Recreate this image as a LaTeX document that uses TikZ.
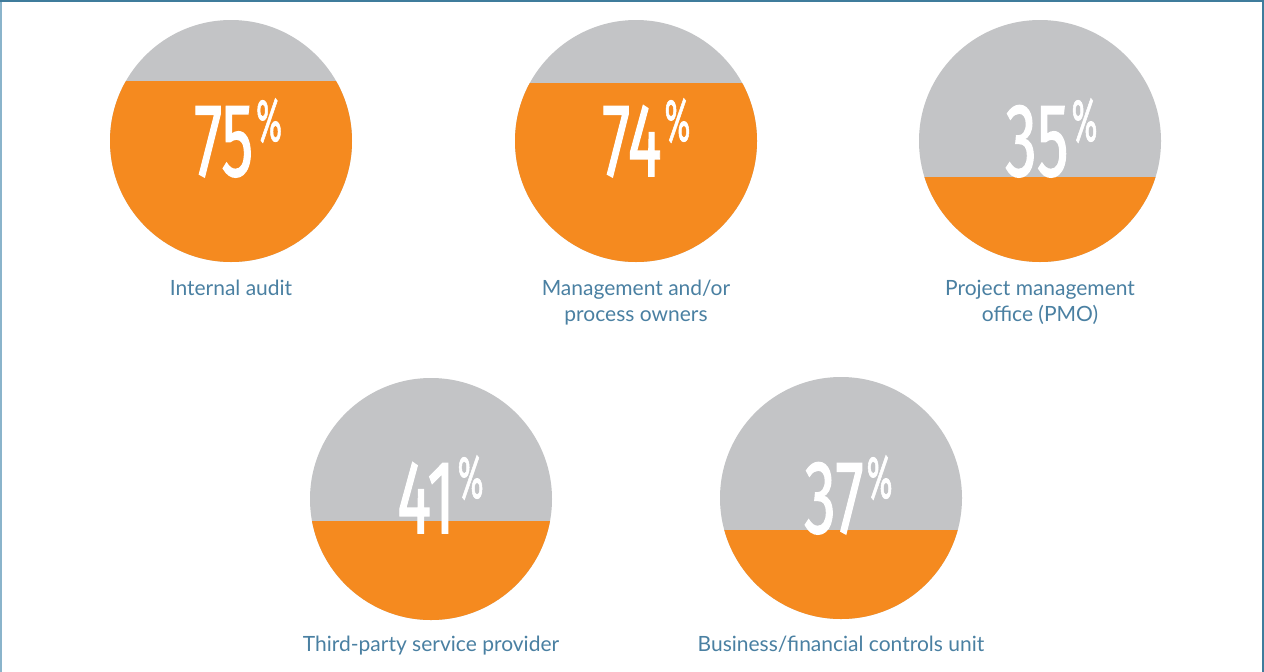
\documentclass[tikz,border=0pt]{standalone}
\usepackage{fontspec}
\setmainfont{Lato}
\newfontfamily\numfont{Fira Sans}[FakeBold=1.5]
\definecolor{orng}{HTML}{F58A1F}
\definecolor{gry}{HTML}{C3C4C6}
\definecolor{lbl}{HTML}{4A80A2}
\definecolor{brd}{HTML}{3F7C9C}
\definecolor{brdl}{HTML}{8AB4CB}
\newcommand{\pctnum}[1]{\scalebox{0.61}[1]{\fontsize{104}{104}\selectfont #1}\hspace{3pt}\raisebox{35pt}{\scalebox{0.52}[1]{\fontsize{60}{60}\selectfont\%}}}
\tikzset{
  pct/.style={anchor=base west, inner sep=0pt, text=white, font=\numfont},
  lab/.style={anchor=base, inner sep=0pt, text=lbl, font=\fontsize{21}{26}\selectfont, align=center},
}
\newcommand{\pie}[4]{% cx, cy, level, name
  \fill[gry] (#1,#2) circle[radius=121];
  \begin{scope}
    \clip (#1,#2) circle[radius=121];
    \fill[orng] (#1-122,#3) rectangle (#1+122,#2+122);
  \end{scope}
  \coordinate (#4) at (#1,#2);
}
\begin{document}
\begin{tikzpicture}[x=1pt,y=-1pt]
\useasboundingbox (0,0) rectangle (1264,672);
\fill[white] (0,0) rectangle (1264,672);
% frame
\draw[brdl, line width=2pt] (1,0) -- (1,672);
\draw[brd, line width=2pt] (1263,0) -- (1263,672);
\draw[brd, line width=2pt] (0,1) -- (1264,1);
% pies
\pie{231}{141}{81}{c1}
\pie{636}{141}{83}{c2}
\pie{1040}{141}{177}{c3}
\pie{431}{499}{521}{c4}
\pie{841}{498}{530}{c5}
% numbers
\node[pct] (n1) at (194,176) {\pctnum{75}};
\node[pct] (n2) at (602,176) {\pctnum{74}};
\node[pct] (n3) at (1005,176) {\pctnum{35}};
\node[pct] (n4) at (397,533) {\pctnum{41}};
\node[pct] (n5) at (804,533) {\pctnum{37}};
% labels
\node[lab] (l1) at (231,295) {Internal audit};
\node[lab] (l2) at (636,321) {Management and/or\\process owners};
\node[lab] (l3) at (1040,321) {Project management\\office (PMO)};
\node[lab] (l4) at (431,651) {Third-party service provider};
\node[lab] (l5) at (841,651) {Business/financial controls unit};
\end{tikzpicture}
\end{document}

==

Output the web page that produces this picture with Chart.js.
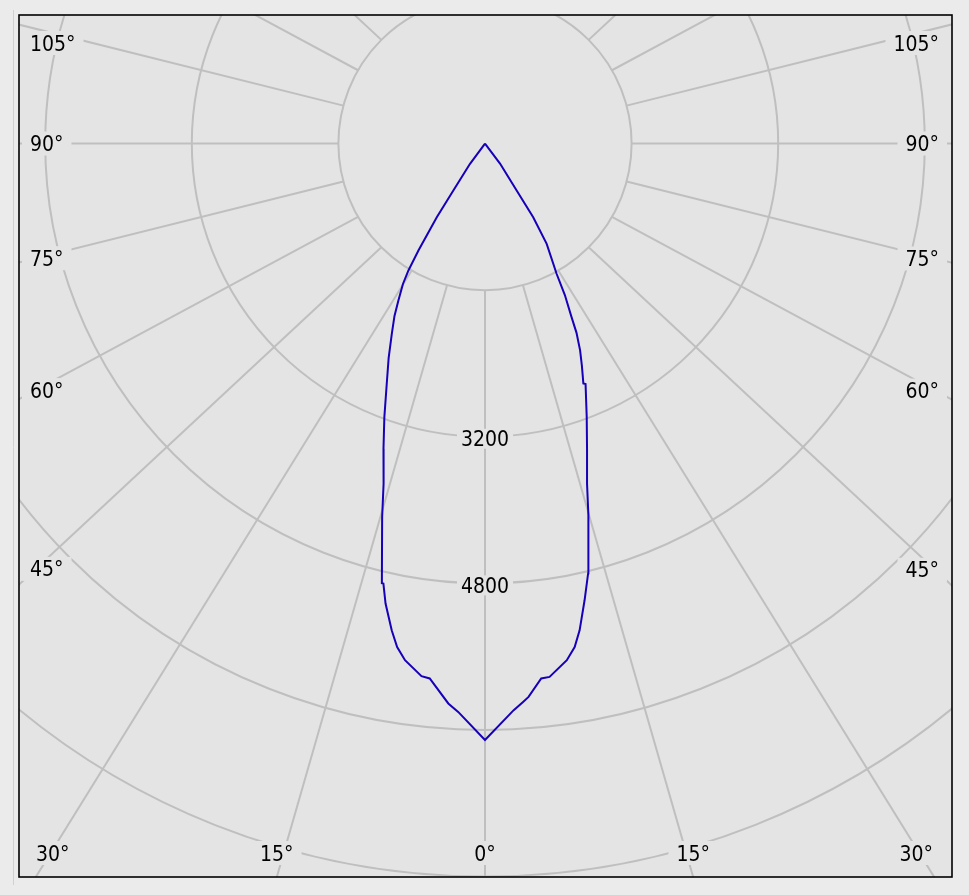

* * *

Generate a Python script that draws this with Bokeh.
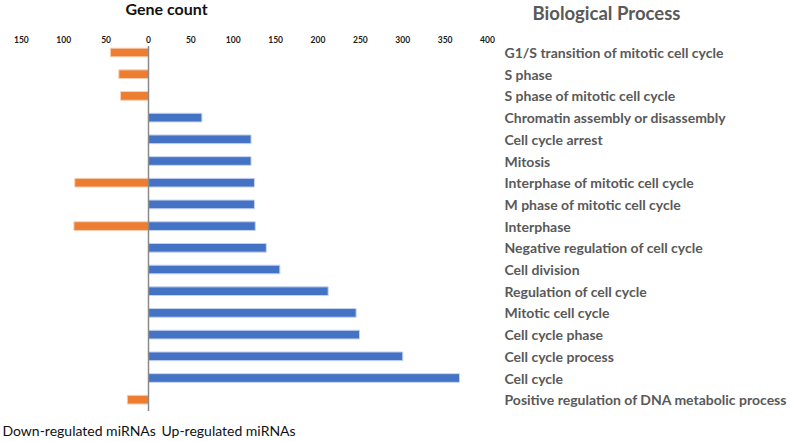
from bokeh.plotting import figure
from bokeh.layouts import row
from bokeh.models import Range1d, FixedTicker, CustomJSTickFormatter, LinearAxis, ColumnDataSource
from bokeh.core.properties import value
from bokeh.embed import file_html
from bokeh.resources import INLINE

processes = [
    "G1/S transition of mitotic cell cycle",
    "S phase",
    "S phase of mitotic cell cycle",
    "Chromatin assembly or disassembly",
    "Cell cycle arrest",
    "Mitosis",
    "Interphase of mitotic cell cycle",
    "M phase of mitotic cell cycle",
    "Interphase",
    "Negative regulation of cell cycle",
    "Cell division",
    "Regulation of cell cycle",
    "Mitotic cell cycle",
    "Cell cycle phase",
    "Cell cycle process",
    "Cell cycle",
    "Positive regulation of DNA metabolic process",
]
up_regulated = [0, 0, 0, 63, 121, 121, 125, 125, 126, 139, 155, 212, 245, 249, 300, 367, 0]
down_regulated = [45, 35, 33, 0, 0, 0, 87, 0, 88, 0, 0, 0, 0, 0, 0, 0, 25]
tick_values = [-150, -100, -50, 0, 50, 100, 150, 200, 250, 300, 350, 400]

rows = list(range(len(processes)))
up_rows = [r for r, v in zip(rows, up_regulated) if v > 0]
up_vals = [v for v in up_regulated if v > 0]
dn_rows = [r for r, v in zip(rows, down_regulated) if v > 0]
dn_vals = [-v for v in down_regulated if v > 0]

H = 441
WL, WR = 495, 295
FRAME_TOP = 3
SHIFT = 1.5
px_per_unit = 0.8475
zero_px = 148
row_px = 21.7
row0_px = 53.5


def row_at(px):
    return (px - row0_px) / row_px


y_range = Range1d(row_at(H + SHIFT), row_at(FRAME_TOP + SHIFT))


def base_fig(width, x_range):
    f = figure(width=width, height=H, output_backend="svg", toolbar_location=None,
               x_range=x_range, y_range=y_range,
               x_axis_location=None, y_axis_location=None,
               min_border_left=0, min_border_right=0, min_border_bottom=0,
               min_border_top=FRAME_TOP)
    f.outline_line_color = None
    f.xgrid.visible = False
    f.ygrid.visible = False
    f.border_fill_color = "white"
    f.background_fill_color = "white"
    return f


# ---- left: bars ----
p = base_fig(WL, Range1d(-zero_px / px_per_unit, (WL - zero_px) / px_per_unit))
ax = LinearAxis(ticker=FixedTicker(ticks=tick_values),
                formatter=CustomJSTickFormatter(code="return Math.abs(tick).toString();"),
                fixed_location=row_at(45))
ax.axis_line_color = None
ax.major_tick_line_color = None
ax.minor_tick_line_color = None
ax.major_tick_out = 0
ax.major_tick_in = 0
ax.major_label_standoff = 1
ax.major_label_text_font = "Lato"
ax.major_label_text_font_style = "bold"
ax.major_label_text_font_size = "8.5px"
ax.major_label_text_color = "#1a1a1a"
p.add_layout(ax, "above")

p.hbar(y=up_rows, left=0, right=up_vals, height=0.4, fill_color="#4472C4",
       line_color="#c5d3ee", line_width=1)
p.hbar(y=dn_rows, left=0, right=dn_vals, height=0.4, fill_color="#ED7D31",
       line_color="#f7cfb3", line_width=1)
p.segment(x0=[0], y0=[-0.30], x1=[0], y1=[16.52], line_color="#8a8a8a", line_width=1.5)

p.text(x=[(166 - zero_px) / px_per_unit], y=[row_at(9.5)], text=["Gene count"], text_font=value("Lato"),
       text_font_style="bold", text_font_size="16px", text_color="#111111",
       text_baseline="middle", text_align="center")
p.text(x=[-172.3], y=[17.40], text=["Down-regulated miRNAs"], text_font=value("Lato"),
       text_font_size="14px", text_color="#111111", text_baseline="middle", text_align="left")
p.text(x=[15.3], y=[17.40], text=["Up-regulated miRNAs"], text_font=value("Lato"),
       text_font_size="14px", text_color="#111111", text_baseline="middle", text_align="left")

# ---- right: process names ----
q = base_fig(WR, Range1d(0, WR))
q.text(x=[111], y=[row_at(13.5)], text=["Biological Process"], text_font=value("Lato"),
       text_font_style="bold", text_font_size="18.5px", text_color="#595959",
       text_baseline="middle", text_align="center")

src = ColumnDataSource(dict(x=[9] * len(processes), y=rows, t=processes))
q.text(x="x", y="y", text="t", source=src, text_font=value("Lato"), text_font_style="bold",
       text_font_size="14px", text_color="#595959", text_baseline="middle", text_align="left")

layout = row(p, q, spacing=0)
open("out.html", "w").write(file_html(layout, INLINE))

* Written task
Exactly reproduce the lines from the line holding "Generate a Python" through the line holding "from bokeh.resources import INLINE", and only those; pictures are to be left out.

* Output for this task
Generate a Python script that draws this with Bokeh.
from bokeh.plotting import figure
from bokeh.layouts import row
from bokeh.models import Range1d, FixedTicker, CustomJSTickFormatter, LinearAxis, ColumnDataSource
from bokeh.core.properties import value
from bokeh.embed import file_html
from bokeh.resources import INLINE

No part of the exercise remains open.